Há quem, numa ida ao cinema, se esqueça de colocar na equação a opção de ver uma obra portuguesa. Há algo que, à primeira vista, não as torna tão apetecíveis. Talvez porque não haja tanto burburinho à volta das mesmas, quando comparados aos filmes estrangeiros. Talvez pela necessidade de apostar num filme que, à partida, se saiba que vai ser bom. Talvez pelo receio de uma desilusão, pelo medo de perder uma boa noite de cinema.
É tudo um “talvez”, uma aposta acertada, o medo de arriscar. Mas porque não? Porque não assistir a um filme não tão apetecível? Porque não arriscar? Procurar algo novo, estimulante? Porque não? E quiçá descobrir um tesouro, um tesouro bem guardado.

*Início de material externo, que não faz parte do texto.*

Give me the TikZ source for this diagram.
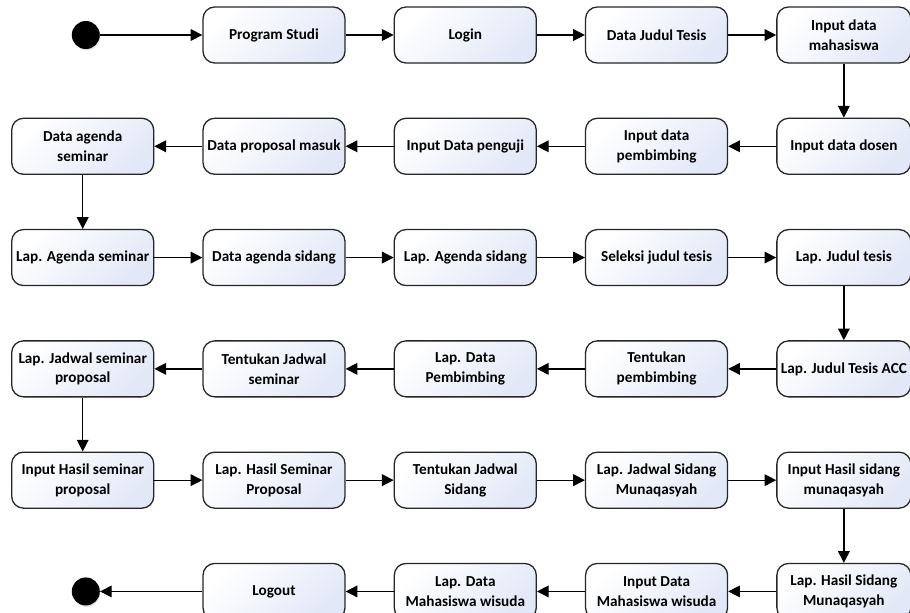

É certo que o cinema português não é perfeito, mas nenhum o é. Há sempre falhas a apontar, detalhes a aprimorar, mas acima de tudo há sempre pormenores a enaltecer. Primeiro, porque as longas metragens portuguesas contém uma especificidade: a capacidade de refletir a autenticidade cultural.
As longas metragens nacionais refletem com mestria a identidade de um povo. Descobrem-lhe as manias, as ousadias, os hábitos. Por exemplo, o filme “A Gaiola Dourada” faz transparecer, apesar de se passar em França, a essência do povo lusitano. Há um acentuar de sotaques, um intensificar de gestos, há a necessidade de ter um pouco do que é Portugal refletido na fala, nos costumes. Há um retrato de uma família portuguesa que se aproxima daquela que está no sofá a assistir.
Também “Poor Things” tentou roubar um pouco da identidade lusitana, ao “apropriar-se” do pastel de nata, ou até mesmo das melodias saudosas do fado. Portugal tem muito de cativante na sua forma pura de agir e a sétima arte usa isso a seu favor. A produção cinematográfica portuguesa utiliza a proximidade, relatando relações humanas e contextos locais, de modo a proporcionar uma experiência mais íntima para o espectador.
No fundo, o cinema português tem ainda a vantagem de se ver instalado num terreno muito fértil a nível histórico-cultural. Filmes como “O Ano da Morte de Ricardo Reis” ou até “Soldado Milhões” ganham outra força, por estarem envoltos de uma riqueza e importância histórica extrema.
Da mesma forma, por retratar contextos tão próximos dos do espectador é capaz de gerar muito impacto emocional. O filme “Os gatos não têm vertigens” para além de retratar a solidão na velhice, retrata também as relações intergeracionais, algo que se relaciona diretamente com Portugal, pois é um país extremamente envelhecido.
A verdade é que as obras cinematográficas portuguesas são reconhecidas a nível internacional. Mas será que os portugueses as reconhecem? Filmes como: “O Ornitólogo”; “Mistérios de Lisboa” e “Tabu” são apenas alguns dos filmes que foram alvo de reconhecimento em festivais internacionais de cinema. Terão sido alvo de reconhecimento também pelos portugueses?
É claro que nem tudo joga a favor do cinema português. As limitações orçamentais, a menor visibilidade internacional e a barreira linguística prejudicam o alcance das produções nacionais. No entanto, há necessidade de não o deixar morrer.
É necessário lembrar filmes icónicos como “7 pecados rurais”, “O Pátio das Cantigas”, “A Canção de Lisboa”, para reforçar a vontade de consumir produções cinematográficas nacionais. É necessário relembrar o que de tão bom tem o nosso país, o bom cinema que se faz, as boas histórias que inundam as terras portuguesas, a qualidade que emana dos projetos realizados. É urgente valorizar o cinema, consumir cinema e, de preferência, português.